Ein klassisches ‚locked room mystery‘ also: Die Täter sind von Anfang an bekannt, das Opfer ebenso, und es geht wirklich nur darum, ob und wie es den Tätern gelingen wird, in den hermetisch abgeschlossenen Raum einzudringen und ihre Tat auszuführen. (Edgar Wallace war von der Genialität seiner Lösung so überzeugt, dass er The Four Just Men ursprünglich ohne das abschliessende Lösungskapitel veröffentlichte, mit der Aufforderung an seine Leser, ihm – gegen Belohnung – die Lösung einzuschicken. Das endete mit einem finanziellen Fiasko für ihn, weil doch ein paar mehr, als von Wallace gedacht, die Lösung fanden. In the long run allerdings bedeutete The Four Just Men den Startschuss für eine einmalige schriftstellerische Karriere.)

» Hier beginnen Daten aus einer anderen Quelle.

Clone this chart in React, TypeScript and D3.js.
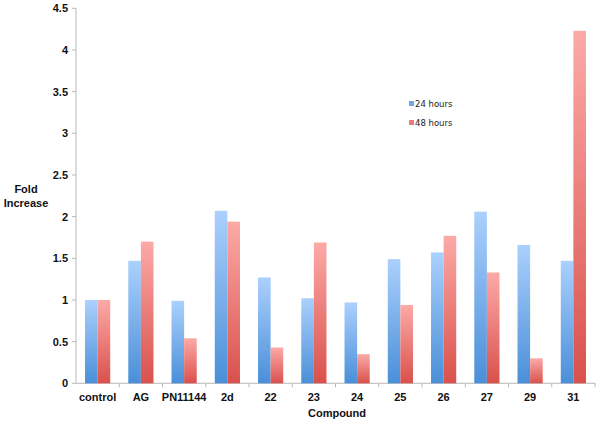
import React from "react";
import * as d3 from "d3";

const categories = ["control", "AG", "PN11144", "2d", "22", "23", "24", "25", "26", "27", "29", "31"];
const hours24 = [1.0, 1.47, 0.99, 2.07, 1.27, 1.02, 0.97, 1.49, 1.57, 2.06, 1.66, 1.47];
const hours48 = [1.0, 1.70, 0.54, 1.94, 0.43, 1.69, 0.35, 0.94, 1.77, 1.33, 0.30, 4.23];
const yTicks = [0, 0.5, 1, 1.5, 2, 2.5, 3, 3.5, 4, 4.5];
const seriesNames = ["24 hours", "48 hours"];

export default function App() {
  const W = 602, H = 423;
  const left = 76, right = 595, top = 8.3, bottom = 383.3;
  const x = d3.scaleBand<string>().domain(categories).range([left, right]).paddingInner(0).paddingOuter(0);
  const y = d3.scaleLinear().domain([0, 4.5]).range([bottom, top]);
  const bw = 12.6;
  const font = "Arial, 'Liberation Sans', sans-serif";
  return (
    <svg width={W} height={H} style={{ position: "absolute", left: 0, top: 0, background: "#fff" }}>
      <defs>
        <linearGradient id="gBlue" x1="0" y1="0" x2="0" y2="1">
          <stop offset="0" stopColor="#abd0fd" />
          <stop offset="1" stopColor="#4a8fd8" />
        </linearGradient>
        <linearGradient id="gRed" x1="0" y1="0" x2="0" y2="1">
          <stop offset="0" stopColor="#fcaaa7" />
          <stop offset="1" stopColor="#d9514c" />
        </linearGradient>
      </defs>
      <line x1={left} x2={left} y1={top} y2={bottom} stroke="#b8b8b8" strokeWidth={1} />
      {yTicks.map((t) => (
        <g key={t}>
          <line x1={left - 4} x2={left} y1={y(t)} y2={y(t)} stroke="#b8b8b8" />
          <text x={68} y={y(t) + 4} textAnchor="end" fontFamily={font} fontWeight="bold" fontSize={11} fill="#111">{t}</text>
        </g>
      ))}
      <line x1={left} x2={right} y1={bottom} y2={bottom} stroke="#b8b8b8" />
      {categories.map((c, i) => (
        <line key={"t" + c} x1={left + (i + 1) * x.bandwidth()} x2={left + (i + 1) * x.bandwidth()} y1={bottom} y2={bottom + 4} stroke="#b8b8b8" />
      ))}
      {categories.map((c, i) => {
        const cx = (x(c) as number) + x.bandwidth() / 2;
        return (
          <g key={c}>
            <rect x={cx - bw} y={y(hours24[i])} width={bw} height={bottom - y(hours24[i])} fill="url(#gBlue)" />
            <rect x={cx} y={y(hours48[i])} width={bw} height={bottom - y(hours48[i])} fill="url(#gRed)" />
            <text x={cx} y={401} textAnchor="middle" fontFamily={font} fontWeight="bold" fontSize={11} fill="#111">{c}</text>
          </g>
        );
      })}
      <text x={337} y={417} textAnchor="middle" fontFamily={font} fontWeight="bold" fontSize={11} fill="#111">Compound</text>
      <text x={26} y={193} textAnchor="middle" fontFamily={font} fontWeight="bold" fontSize={11} fill="#111">Fold</text>
      <text x={26} y={207} textAnchor="middle" fontFamily={font} fontWeight="bold" fontSize={11} fill="#111">Increase</text>
      {seriesNames.map((s, i) => (
        <g key={s}>
          <rect x={409} y={101 + i * 19} width={5} height={5} fill={i === 0 ? "#6fa6e6" : "#ea7c78"} />
          <text x={415} y={107 + i * 19} fontFamily="'DejaVu Sans', sans-serif" fontSize={8.5} fill="#222">{s}</text>
        </g>
      ))}
    </svg>
  );
}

Interessant – interessanter noch als das eigentliche Rätsel – ist in diesem Roman aber die Psychologie des Opfers. Während die Täter – obwohl sie genau diesen Vergleich weit von sich weisen – eigentlich nur romantisierte Versionen der damals häufig auftretenden Anarchisten sind, wie sie vor allem in Russland mit Bombenanschlägen von sich reden machten, ist die Art und Weise, wie Ramon mit sich ringt, wie sein Lebenserhaltungstrieb kämpft mit seinem Stolz und dem Bewusstsein, moralisch mindestens so im Recht zu sein, wie seine Widersacher, eine Lektüre wert. Denn dieses Ringen macht aus einem ansonsten an einem ruhigen Nachmittag zu lesenden literarischen Kurzfutter eine nicht uninteressante psychologische Studie und hebt diesen frühen Roman Wallace‘ aus der später von ihm gelieferten Massenproduktion heraus.